Bu tecrit politikalarına karşı Leyla Güven bir direniş hattı örgütlemeye başladı. Daha sonra bu direnişe Avrupa’nın çeşitli ülkelerinden insanlar ve de cezaevlerinde binlerce siyasi tutsak da katıldı. Türkiye’nin kendi yasalarını uygulamasını talep eden bir eylem: “Sayın Abdullah Öcalan üzerindeki tecride son verin.” Son derece haklı, meşru bir hakkın inkarına karşı verilen bir direniş hali devam ediyor. Açlık grevleri ile birlikte çeşitli şekillerde dünyanın her yerinde bu direnişe dair eylem, etkinlik ve de kampanyalar devam ediyor.

Mutlak tecride dönük eylemlerde Uğur Şakar, Zülküf Gezen, Ayten Beçet, Zehra Sağlam, Medya Çınar gerçekleştirdikleri eylemlerde yaşamlarına son verdiler. Açlık grevleri tehlikeli süreçlere geldi. Tecridin bitirilmesine dönük uzun soluklu bir mücadele yürütülüyor. Hayatlarımızdan daha başka kimseler eksilmeden bu tecridin son bulması hepimizin talebidir. Tecridin son bulması ile Türkiye’deki sert siyasi iklim elbette gerileyecektir. Barıştan ancak ve ancak bir şekilde insanlara/insanlığa karşı suç işlemiş olanlar korkarlar.
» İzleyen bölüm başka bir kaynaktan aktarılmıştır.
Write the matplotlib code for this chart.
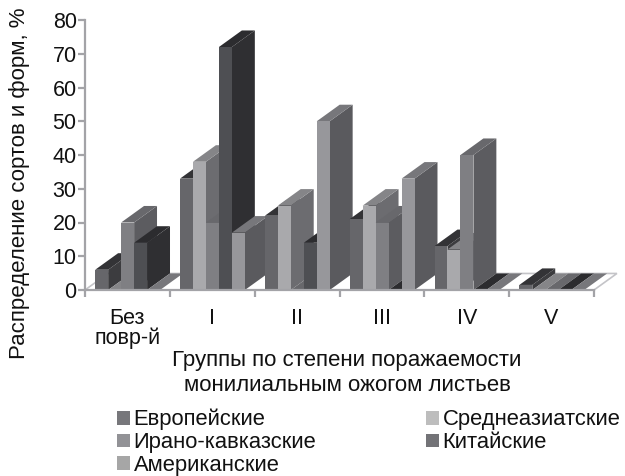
import numpy as np
import matplotlib
matplotlib.use('Agg')
import matplotlib.pyplot as plt
from matplotlib.patches import Polygon, Rectangle, Patch

plt.rcParams['font.family'] = ['Liberation Sans', 'DejaVu Sans']

groups = ['Без\nповр-й', 'I', 'II', 'III', 'IV', 'V']
names = ['Европейские', 'Среднеазиатские', 'Ирано-кавказские', 'Китайские', 'Американские']

european = [6, 33, 22, 21, 13, 1.5]
central_asian = [0, 38, 25, 25, 12, 0]
iran_caucasus = [20, 20, 0, 20, 40, 0]
chinese = [14, 72, 14, 0, 0, 0]
american = [0, 17, 50, 33, 0, 0]

series = [european, central_asian, iran_caucasus, chinese, american]

# front, side, top
shades = [('#66666a', '#3c3c3f', '#333336'),
          ('#a9a9ac', '#6c6c70', '#858588'),
          ('#7f7f83', '#5c5c60', '#68686c'),
          ('#4e4f53', '#2f2f32', '#2c2c2f'),
          ('#97979b', '#5a5a5e', '#77777b')]
legend_colors = ['#77777b', '#bdbdbd', '#929296', '#737377', '#a6a6a6']

W, H = 625, 476
fig = plt.figure(figsize=(W / 100, H / 100), dpi=100)
ax = fig.add_axes([85 / W, 1 - 290 / H, 509 / W, 270 / H])
ax.set_xlim(0, 6)
ax.set_ylim(0, 80)

bar_w = 0.153
start = 0.12
dx = 0.27
dy = 4.9
grey = '#a3a3a7'
ink = '#111111'

# пол диаграммы
ax.add_patch(Polygon([(0, 0), (6, 0), (6 + dx, dy), (dx, dy)], closed=True,
                     facecolor='white', edgecolor='#c4c4c8', lw=1.2,
                     clip_on=False, zorder=1))

z = 2
for g in range(len(groups)):
    for s, vals in enumerate(series):
        v = vals[g]
        x0 = g + start + s * bar_w
        x1 = x0 + bar_w
        front, side, top = shades[s]
        if v > 0:
            ax.add_patch(Polygon([(x1, 0), (x1 + dx, dy), (x1 + dx, v + dy), (x1, v)],
                                 closed=True, facecolor=side, edgecolor='none',
                                 clip_on=False, zorder=z))
        ax.add_patch(Polygon([(x0, v), (x1, v), (x1 + dx, v + dy), (x0 + dx, v + dy)],
                             closed=True, facecolor=top, edgecolor='none',
                             clip_on=False, zorder=z))
        if v > 0:
            ax.add_patch(Rectangle((x0, 0), bar_w, v, facecolor=front, edgecolor='none',
                                   clip_on=False, zorder=z))
        z += 1

for name in ['top', 'right']:
    ax.spines[name].set_visible(False)
for name in ['left', 'bottom']:
    ax.spines[name].set_color(grey)
    ax.spines[name].set_linewidth(1.6)
    ax.spines[name].set_zorder(z + 1)

ax.set_yticks(np.arange(0, 81, 10))
ax.tick_params(axis='y', length=5, width=1.6, color=grey, labelsize=15.5, pad=1, labelcolor=ink)
ax.set_xticks(np.arange(0, 7))
ax.set_xticklabels([])
ax.tick_params(axis='x', which='major', length=5, width=1.6, color=grey)
ax.set_xticks(np.arange(len(groups)) + 0.5, minor=True)
ax.set_xticklabels(groups, minor=True, fontsize=15.5, linespacing=0.9, color=ink)
ax.tick_params(axis='x', which='minor', length=0, pad=13)

fig.text(20 / W, 1 - 183 / H, 'Распределение сортов и форм, %', rotation=90,
         fontsize=16, color=ink, ha='center', va='center')
fig.text(347 / W, 1 - 373 / H, 'Группы по степени поражаемости\nмонилиальным ожогом листьев',
         fontsize=16, color=ink, ha='center', va='center', linespacing=1.3)

order = [0, 2, 4, 1, 3]
handles = [Patch(facecolor=legend_colors[i], edgecolor='none', label=names[i]) for i in order]
fig.legend(handles=handles, ncol=2, frameon=False, fontsize=15.8,
           loc='upper left', bbox_to_anchor=(117 / W, 1 - 409 / H),
           borderpad=0, borderaxespad=0, handlelength=0.6, handleheight=0.6,
           handletextpad=0.15, labelspacing=0.08, columnspacing=5.0,
           labelcolor=ink)

fig.savefig('out.png', dpi=100)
Suç işleyenlerin suçlarına ortak olmamak için bir kez daha ve de yüksek bir ses ile “savaşa, savaş ve de şiddet politikalarına, tecride hayır” demek için bir kez daha Leyla Güven’e kulak verelim; “Bugün açısından Türkiye toplumunun içinde bulunduğu tüm toplumsal sorunların çözüm aktörünün Sayın Öcalan olduğu herkesçe bilinmektedir. Sayın Öcalan 2015 yılından beri ne aile ne de avukatları ile görüştürülmüyor. Ağır tecrit koşullarında tutulan Sayın Öcalan’ın Türkiye toplumunun barışını sağlayacak bir misyona sahip olduğunu vurgulamak istiyorum. Ayrıca misyonunun ve rolünü yerine getirebilecek koşulların ulusal ve uluslararası hukuk çerçevesinde sağlaması gerekmektedir. Bu nedenlerden dolayı ben özgür irademle Sayın Öcalan ile görüşme sağlanıncaya kadar süresiz ve dönüşümsüz açlık grevine başladığımı belirtiyorum.”

Barış iklimine geçmek için mutlaka bu tecridin kırılması gerekiyor. Hepimizin yapabileceğimiz daha çok şeyi var. Savaş ve şiddet politikalarından daha da eksilmemek için Leyla Güven’den başlayarak bütün direnişçilere kulak vermek, direnişlerini çoğaltmak, seslerine ses katmak... bugün için barışın yolu burada geçiyor.